We will compare the average liked percentage of English books with books in other languages.


In [None]:

# Bar chart for top 10 languages by average liked percentage
plt.figure(figsize=(10,6))
df.groupby('language')['likedPercent'].mean().sort_values(ascending=False).head(10).plot(kind='bar')
plt.title("Average Liked Percent by Language (Top 10)")
plt.xlabel("Language")
plt.ylabel("Average Liked Percent")
plt.show()



**Conclusion:**
- English books have the highest average liked percentage compared to other languages.  
- This may be because English-language books reach a larger audience and are widely adapted into movies.  
- The relationship shows that popularity and language reach play a key role in reader liking.



## 🏆 Hypothesis 6: Award-winning books have higher reader engagement (ratings + likes)

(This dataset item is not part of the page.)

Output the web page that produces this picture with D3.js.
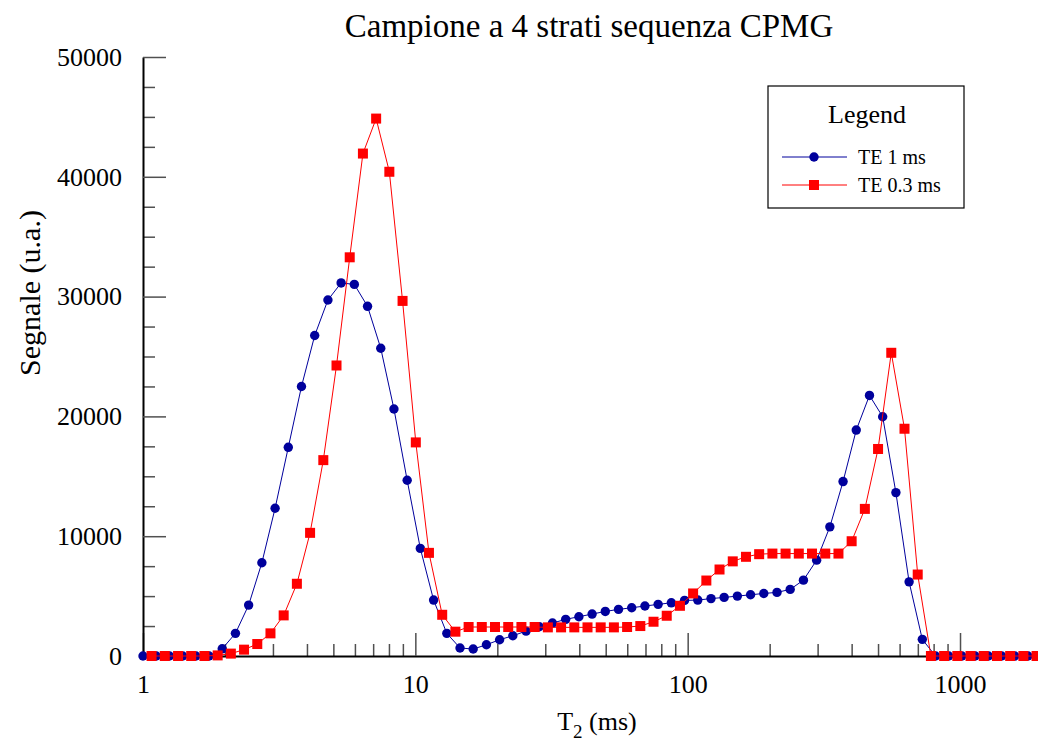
<!DOCTYPE html>
<html>
<head>
<meta charset="utf-8">
<script src="https://cdn.jsdelivr.net/npm/d3@7/dist/d3.min.js"></script>
<style>
  html, body { margin: 0; padding: 0; background: #fff; }
  svg { display: block; font-family: "Liberation Serif", "Times New Roman", serif; }
</style>
</head>
<body>
<svg id="chart" width="1038" height="747"></svg>
<script>
// T2 grid (ms) and signal for the TE = 1 ms acquisition
const t2Te1 = [1.000, 1.118, 1.250, 1.398, 1.563, 1.748, 1.954, 2.185, 2.443, 2.732,
  3.055, 3.416, 3.819, 4.270, 4.775, 5.339, 5.970, 6.675, 7.464, 8.346,
  9.333, 10.43, 11.67, 13.05, 14.59, 16.31, 18.24, 20.39, 22.80, 25.50,
  28.51, 31.88, 35.65, 39.86, 44.57, 49.83, 55.72, 62.30, 69.66, 77.89,
  87.10, 97.39, 108.9, 121.8, 136.1, 152.2, 170.2, 190.3, 212.8, 237.9,
  266.1, 297.5, 332.7, 372.0, 415.9, 465.1, 520.0, 581.5, 650.2, 727.0,
  812.8, 908.9, 1016, 1136, 1271, 1421, 1589, 1776, 1986];
const signalTe1 = [0, 0, 0, 0, 0, 0, 600, 1890, 4250, 7780,
  12330, 17420, 22500, 26750, 29720, 31140, 31020, 29190, 25690, 20620,
  14670, 8980, 4670, 1890, 670, 580, 940, 1360, 1690, 2080,
  2440, 2750, 3060, 3280, 3500, 3720, 3890, 4030, 4170, 4310,
  4440, 4640, 4670, 4790, 4890, 5000, 5110, 5220, 5310, 5560,
  6330, 8000, 10780, 14560, 18860, 21750, 19970, 13640, 6190, 1390,
  0, 0, 0, 0, 0, 0, 0, 0, 0];

// T2 grid (ms) and signal for the TE = 0.3 ms acquisition
const t2Te03 = [1.075, 1.202, 1.345, 1.503, 1.681, 1.880, 2.102, 2.350, 2.628, 2.938,
  3.285, 3.673, 4.107, 4.593, 5.135, 5.742, 6.420, 7.179, 8.027, 8.976,
  10.04, 11.22, 12.55, 14.03, 15.69, 17.54, 19.61, 21.93, 24.52, 27.42,
  30.66, 34.29, 38.34, 42.87, 47.93, 53.59, 59.92, 67.00, 74.92, 83.77,
  93.67, 104.7, 117.1, 130.9, 146.4, 163.7, 183.0, 204.7, 228.8, 255.9,
  286.1, 320.0, 357.8, 400.0, 447.3, 500.1, 559.2, 625.4, 699.3, 781.9,
  874.3, 977.5, 1093, 1222, 1367, 1528, 1709, 1910];
const signalTe03 = [0, 0, 0, 0, 0, 50, 200, 530, 1000, 1890,
  3390, 6030, 10280, 16350, 24250, 33280, 41940, 44860, 40420, 29640,
  17830, 8610, 3440, 2030, 2420, 2420, 2420, 2420, 2420, 2420,
  2390, 2390, 2390, 2390, 2390, 2390, 2420, 2500, 2860, 3360,
  4190, 5220, 6300, 7220, 7900, 8280, 8500, 8550, 8550, 8550,
  8550, 8550, 8550, 9580, 12280, 17280, 25310, 18970, 6800, 0,
  0, 0, 0, 0, 0, 0, 0, 0];

// Axis ticks
const xMajorTicks = [1, 10, 100, 1000];
const xMinorTicks = [2, 3, 4, 5, 6, 7, 8, 9, 20, 30, 40, 50, 60, 70, 80, 90,
  200, 300, 400, 500, 600, 700, 800, 900, 2000];
const yMajorTicks = [0, 10000, 20000, 30000, 40000, 50000];
const yMinorTicks = [2500, 5000, 7500, 12500, 15000, 17500, 22500, 25000, 27500,
  32500, 35000, 37500, 42500, 45000, 47500];

const seriesNames = ["TE 1 ms", "TE 0.3 ms"];
const seriesColors = ["#00009c", "#ff0000"];

const svg = d3.select("#chart");

const x = d3.scaleLog().domain([1, 2000]).range([143, 1042]);
const y = d3.scaleLinear().domain([0, 50000]).range([656, 57]);

// Title
svg.append("text")
  .attr("x", 589).attr("y", 37)
  .attr("text-anchor", "middle")
  .attr("font-size", 33)
  .text("Campione a 4 strati sequenza CPMG");

// X axis: minor ticks, then major ticks with labels
const gxMinor = svg.append("g").attr("transform", "translate(0,656)")
  .call(d3.axisBottom(x).tickValues(xMinorTicks).tickSizeInner(-12).tickSizeOuter(0).tickFormat(""));
gxMinor.select(".domain").remove();

const gx = svg.append("g").attr("transform", "translate(0,656)")
  .call(d3.axisBottom(x).tickValues(xMajorTicks).tickSizeInner(-23).tickSizeOuter(0)
    .tickPadding(19).tickFormat(d3.format("d")));
gx.selectAll("text").attr("font-size", 26).attr("fill", "#000")
  .style("font-family", "'Liberation Serif', 'Times New Roman', serif");

// Y axis: minor ticks, then major ticks with labels
const gyMinor = svg.append("g").attr("transform", "translate(143,0)")
  .call(d3.axisLeft(y).tickValues(yMinorTicks).tickSizeInner(-12).tickSizeOuter(0).tickFormat(""));
gyMinor.select(".domain").remove();

const gy = svg.append("g").attr("transform", "translate(143,0)")
  .call(d3.axisLeft(y).tickValues(yMajorTicks).tickSizeInner(-23).tickSizeOuter(0)
    .tickPadding(21).tickFormat(d3.format("d")));
gy.selectAll("text").attr("font-size", 26).attr("fill", "#000")
  .style("font-family", "'Liberation Serif', 'Times New Roman', serif");

svg.selectAll(".tick line").attr("stroke", "#505050").attr("stroke-width", 1.5);
svg.selectAll(".domain").attr("stroke", "#000").attr("stroke-width", 2);

// Axis titles
const xTitle = svg.append("text")
  .attr("x", 597).attr("y", 730)
  .attr("text-anchor", "middle")
  .attr("font-size", 26);
xTitle.append("tspan").text("T");
xTitle.append("tspan").attr("dy", 8).attr("font-size", 19).text("2");
xTitle.append("tspan").attr("dy", -8).text(" (ms)");

svg.append("text")
  .attr("transform", "translate(40,293) rotate(-90)")
  .attr("text-anchor", "middle")
  .attr("font-size", 30)
  .text("Segnale (u.a.)");

// Series
const line = d3.line().x(d => x(d[0])).y(d => y(d[1]));
const te1 = d3.zip(t2Te1, signalTe1);
const te03 = d3.zip(t2Te03, signalTe03);
const r = 4.7;
const sq = 10;

svg.append("path").datum(te1)
  .attr("fill", "none").attr("stroke", seriesColors[0]).attr("stroke-width", 1)
  .attr("d", line);
svg.append("g").selectAll("circle").data(te1).join("circle")
  .attr("cx", d => x(d[0])).attr("cy", d => y(d[1])).attr("r", r)
  .attr("fill", seriesColors[0]);

svg.append("path").datum(te03)
  .attr("fill", "none").attr("stroke", seriesColors[1]).attr("stroke-width", 1)
  .attr("d", line);
svg.append("g").selectAll("rect").data(te03).join("rect")
  .attr("x", d => x(d[0]) - sq / 2).attr("y", d => y(d[1]) - sq / 2)
  .attr("width", sq).attr("height", sq)
  .attr("fill", seriesColors[1]);

// Legend
const legend = svg.append("g");
legend.append("rect")
  .attr("x", 768).attr("y", 86).attr("width", 196).attr("height", 122)
  .attr("fill", "#fff").attr("stroke", "#000").attr("stroke-width", 1.2);
legend.append("text")
  .attr("x", 867).attr("y", 123)
  .attr("text-anchor", "middle").attr("font-size", 26)
  .text("Legend");
seriesNames.forEach((name, i) => {
  const ly = 157 + i * 28;
  legend.append("line")
    .attr("x1", 782).attr("x2", 847).attr("y1", ly).attr("y2", ly)
    .attr("stroke", seriesColors[i]).attr("stroke-width", 1);
  if (i === 0) {
    legend.append("circle").attr("cx", 814).attr("cy", ly).attr("r", r)
      .attr("fill", seriesColors[i]);
  } else {
    legend.append("rect").attr("x", 814 - sq / 2).attr("y", ly - sq / 2)
      .attr("width", sq).attr("height", sq).attr("fill", seriesColors[i]);
  }
  legend.append("text")
    .attr("x", 858).attr("y", ly + 7)
    .attr("font-size", 20)
    .text(name);
});
</script>
</body>
</html>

We will check if award-winning books also have more ratings and likes.


In [None]:

# Box plot comparing number of ratings based on awards
plt.figure(figsize=(8,6))
df.boxplot(column='numRatings', by='hasAward')
plt.title("Reader Engagement: Awards vs No Awards")
plt.suptitle("")
plt.xlabel("Has Award (0 = No, 1 = Yes)")
plt.ylabel("Number of Ratings")
plt.show()



**Conclusion:**
- The box plot shows that award-winning books generally receive more reader ratings.  
- This means books that win awards attract more attention and engagement.  
- There is a clear positive connection between awards and reader involvement.



# 🧾 Final Summary

Through this analysis, we explored six hypotheses about books adapted into movies using simple graphs.  

### Key findings:
- Award-winning books have higher ratings and engagement.  
- Newer books are slightly more expensive.  
- More pages may lead to a higher price, but not always.  
- English books are the most liked by readers.  
- Books with higher ratings also attract more readers.  

Overall, we see that **ratings, awards, and language** have strong effects on how readers respond to books that are later made into movies.